There’s been a lot of moments this year that had the “Everything is definitely going to be okay!” feeling. Moments wrapped in feelings of love and safety and pride and accomplishment. Passing a class I really struggled with. Getting honors in a class I studied thoroughly for and actually understood. Realizing that I definitely can do this whole medical school thing, and well!

But then later comes the realization that it was just a moment. School is a tangible thing, but other aspects of life are murky. A few good hours are in no way a promise that things will always be that way. You can fall in love and get married, but no one can tell you how long you will have together, no one can tell you that when they walk out that door, they’re coming back. (I went through a phase in life where every time someone left the house, I wondered if that was the last time I’d see them. I didn’t panic each time; I was just coming to terms with the concept).

For me, it’s not about moments giving me a false sense of security. It’s about moments motivating me to keep going.  Maybe later in life I will have some proof moments, but right now my life is all about earning the state of okay. Okay is taking work. Okay is taking commitment. Okay is taking trust and faith. Okay is not a pre-defined equation just waiting to be solved.  I’m still figuring out what the equation is.
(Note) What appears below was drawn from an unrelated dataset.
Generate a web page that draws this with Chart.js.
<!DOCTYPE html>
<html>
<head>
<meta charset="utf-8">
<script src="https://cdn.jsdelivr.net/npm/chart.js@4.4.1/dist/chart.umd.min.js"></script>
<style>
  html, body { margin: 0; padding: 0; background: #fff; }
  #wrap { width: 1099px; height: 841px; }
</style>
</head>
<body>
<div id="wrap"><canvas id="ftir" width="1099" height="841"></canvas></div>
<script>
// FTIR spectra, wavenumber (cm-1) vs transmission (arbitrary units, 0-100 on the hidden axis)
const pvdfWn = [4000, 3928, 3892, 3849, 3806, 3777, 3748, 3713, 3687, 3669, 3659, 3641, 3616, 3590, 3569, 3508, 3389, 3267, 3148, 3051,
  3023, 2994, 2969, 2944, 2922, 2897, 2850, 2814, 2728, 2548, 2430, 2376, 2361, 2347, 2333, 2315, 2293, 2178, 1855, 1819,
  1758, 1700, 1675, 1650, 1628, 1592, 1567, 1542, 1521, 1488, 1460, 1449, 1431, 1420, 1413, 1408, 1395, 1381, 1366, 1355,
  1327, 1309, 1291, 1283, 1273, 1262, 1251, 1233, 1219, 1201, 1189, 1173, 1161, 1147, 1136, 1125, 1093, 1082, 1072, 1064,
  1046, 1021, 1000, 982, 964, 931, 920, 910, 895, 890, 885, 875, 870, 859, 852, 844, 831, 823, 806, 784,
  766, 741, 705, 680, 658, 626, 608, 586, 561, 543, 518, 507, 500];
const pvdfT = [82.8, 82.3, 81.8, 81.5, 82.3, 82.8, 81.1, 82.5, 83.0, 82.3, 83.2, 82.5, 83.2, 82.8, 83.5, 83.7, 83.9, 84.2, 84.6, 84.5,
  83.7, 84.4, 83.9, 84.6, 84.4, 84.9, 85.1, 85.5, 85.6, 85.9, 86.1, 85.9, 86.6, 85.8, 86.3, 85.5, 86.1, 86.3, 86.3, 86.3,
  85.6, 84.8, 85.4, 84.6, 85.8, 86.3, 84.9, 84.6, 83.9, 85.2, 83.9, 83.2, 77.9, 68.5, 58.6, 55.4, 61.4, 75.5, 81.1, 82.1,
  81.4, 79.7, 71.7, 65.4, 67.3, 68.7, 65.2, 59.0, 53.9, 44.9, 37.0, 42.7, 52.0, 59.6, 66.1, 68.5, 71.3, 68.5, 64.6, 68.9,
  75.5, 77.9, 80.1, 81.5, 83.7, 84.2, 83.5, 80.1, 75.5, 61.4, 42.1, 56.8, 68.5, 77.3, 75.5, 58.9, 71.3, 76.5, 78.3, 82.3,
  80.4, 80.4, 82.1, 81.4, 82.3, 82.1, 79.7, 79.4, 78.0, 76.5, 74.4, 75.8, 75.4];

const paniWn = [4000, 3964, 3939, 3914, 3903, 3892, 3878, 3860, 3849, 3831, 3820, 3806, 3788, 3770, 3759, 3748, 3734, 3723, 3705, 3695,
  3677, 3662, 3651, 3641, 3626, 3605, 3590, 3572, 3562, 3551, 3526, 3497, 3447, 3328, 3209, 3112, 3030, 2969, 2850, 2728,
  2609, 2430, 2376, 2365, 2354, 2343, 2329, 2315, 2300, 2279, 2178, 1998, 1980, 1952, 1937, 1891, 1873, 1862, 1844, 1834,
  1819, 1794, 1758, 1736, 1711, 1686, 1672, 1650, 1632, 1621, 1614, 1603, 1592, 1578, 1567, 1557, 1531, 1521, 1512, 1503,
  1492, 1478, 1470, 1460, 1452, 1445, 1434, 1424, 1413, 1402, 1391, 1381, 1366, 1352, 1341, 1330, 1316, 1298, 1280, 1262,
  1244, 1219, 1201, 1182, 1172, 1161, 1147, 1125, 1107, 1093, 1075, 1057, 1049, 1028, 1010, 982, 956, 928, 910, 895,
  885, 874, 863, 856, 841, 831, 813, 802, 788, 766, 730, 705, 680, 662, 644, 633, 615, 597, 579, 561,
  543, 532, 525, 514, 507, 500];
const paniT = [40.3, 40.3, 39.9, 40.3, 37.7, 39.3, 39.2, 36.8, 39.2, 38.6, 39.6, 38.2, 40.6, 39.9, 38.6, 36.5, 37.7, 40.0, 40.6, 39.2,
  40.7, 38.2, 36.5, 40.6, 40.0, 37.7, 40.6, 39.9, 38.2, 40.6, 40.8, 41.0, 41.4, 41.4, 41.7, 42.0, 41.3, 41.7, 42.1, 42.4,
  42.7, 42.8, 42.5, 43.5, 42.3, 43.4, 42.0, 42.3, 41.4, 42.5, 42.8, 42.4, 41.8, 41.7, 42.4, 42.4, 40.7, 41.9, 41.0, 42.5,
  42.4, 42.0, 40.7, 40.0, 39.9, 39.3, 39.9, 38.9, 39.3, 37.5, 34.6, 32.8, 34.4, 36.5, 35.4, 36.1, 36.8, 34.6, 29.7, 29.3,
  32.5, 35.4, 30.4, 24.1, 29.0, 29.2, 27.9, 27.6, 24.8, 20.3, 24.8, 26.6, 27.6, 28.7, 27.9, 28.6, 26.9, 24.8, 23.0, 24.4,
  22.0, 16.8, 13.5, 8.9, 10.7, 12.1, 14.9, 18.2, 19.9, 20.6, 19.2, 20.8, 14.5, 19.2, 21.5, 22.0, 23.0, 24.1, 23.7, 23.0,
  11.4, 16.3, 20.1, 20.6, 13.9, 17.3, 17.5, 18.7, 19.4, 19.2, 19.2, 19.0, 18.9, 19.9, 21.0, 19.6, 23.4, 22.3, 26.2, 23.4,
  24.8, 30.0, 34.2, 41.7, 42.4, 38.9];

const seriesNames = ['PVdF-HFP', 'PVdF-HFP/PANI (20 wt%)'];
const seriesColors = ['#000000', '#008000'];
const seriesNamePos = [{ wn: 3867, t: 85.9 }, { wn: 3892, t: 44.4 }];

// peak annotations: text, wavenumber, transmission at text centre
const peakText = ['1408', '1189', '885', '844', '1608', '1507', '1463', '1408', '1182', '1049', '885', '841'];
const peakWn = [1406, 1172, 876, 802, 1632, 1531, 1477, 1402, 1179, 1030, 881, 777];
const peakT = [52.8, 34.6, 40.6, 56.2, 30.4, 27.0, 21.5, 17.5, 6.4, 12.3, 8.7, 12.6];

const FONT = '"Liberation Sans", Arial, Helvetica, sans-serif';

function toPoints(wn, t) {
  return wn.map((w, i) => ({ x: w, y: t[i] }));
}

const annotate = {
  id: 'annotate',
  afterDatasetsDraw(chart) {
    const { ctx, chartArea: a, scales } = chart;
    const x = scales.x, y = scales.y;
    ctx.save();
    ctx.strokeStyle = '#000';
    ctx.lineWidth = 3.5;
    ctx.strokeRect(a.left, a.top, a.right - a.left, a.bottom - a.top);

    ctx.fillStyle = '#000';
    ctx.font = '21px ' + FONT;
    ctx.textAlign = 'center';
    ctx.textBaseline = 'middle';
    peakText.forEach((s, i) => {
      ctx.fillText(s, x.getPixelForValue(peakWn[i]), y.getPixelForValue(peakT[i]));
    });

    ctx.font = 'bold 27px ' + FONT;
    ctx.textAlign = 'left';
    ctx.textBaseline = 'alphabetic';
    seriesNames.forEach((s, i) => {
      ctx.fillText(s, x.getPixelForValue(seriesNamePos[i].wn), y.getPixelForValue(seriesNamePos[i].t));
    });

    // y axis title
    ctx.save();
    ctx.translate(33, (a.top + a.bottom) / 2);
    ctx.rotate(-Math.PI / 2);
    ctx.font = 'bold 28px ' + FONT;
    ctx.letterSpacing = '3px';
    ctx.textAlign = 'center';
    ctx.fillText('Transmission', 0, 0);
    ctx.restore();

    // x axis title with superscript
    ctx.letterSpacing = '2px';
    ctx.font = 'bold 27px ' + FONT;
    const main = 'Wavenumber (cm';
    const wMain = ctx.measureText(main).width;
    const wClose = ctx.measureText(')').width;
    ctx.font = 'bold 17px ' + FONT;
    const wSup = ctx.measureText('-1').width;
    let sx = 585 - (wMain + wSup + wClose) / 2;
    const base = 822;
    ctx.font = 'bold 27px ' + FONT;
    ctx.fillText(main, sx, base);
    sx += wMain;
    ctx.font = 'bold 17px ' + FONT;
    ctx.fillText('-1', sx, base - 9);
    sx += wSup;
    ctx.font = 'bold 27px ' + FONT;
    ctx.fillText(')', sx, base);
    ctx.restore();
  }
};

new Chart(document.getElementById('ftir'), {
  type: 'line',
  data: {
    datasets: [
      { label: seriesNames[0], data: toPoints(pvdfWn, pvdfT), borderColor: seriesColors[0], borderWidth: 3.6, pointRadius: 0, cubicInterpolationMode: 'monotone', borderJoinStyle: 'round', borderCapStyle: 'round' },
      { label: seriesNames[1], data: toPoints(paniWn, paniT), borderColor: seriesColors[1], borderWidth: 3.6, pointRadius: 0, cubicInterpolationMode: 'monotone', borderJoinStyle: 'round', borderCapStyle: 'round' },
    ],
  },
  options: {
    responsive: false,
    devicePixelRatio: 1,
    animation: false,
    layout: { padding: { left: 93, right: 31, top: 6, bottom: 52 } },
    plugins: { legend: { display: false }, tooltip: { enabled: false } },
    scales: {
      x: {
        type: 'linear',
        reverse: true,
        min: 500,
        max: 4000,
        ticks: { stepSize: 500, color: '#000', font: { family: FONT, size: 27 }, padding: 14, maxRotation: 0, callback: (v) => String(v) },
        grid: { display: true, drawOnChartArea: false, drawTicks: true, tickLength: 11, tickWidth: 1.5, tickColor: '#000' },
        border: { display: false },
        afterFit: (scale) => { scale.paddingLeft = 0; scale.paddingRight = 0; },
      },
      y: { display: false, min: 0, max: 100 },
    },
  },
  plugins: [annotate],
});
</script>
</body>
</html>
This post brought to you by the realization that I couldn’t use the moments I wanted, those happy fuzzy warm moments, as proof that everything will be okay, not only because some are too personal for the direction of this blog, but because I don’t believe that they’re proof.

In other news, my niece’s adorableness factor has increased by like a thousand now that she can walk. I didn’t think she could get that much cuter, but I was so, so wrong.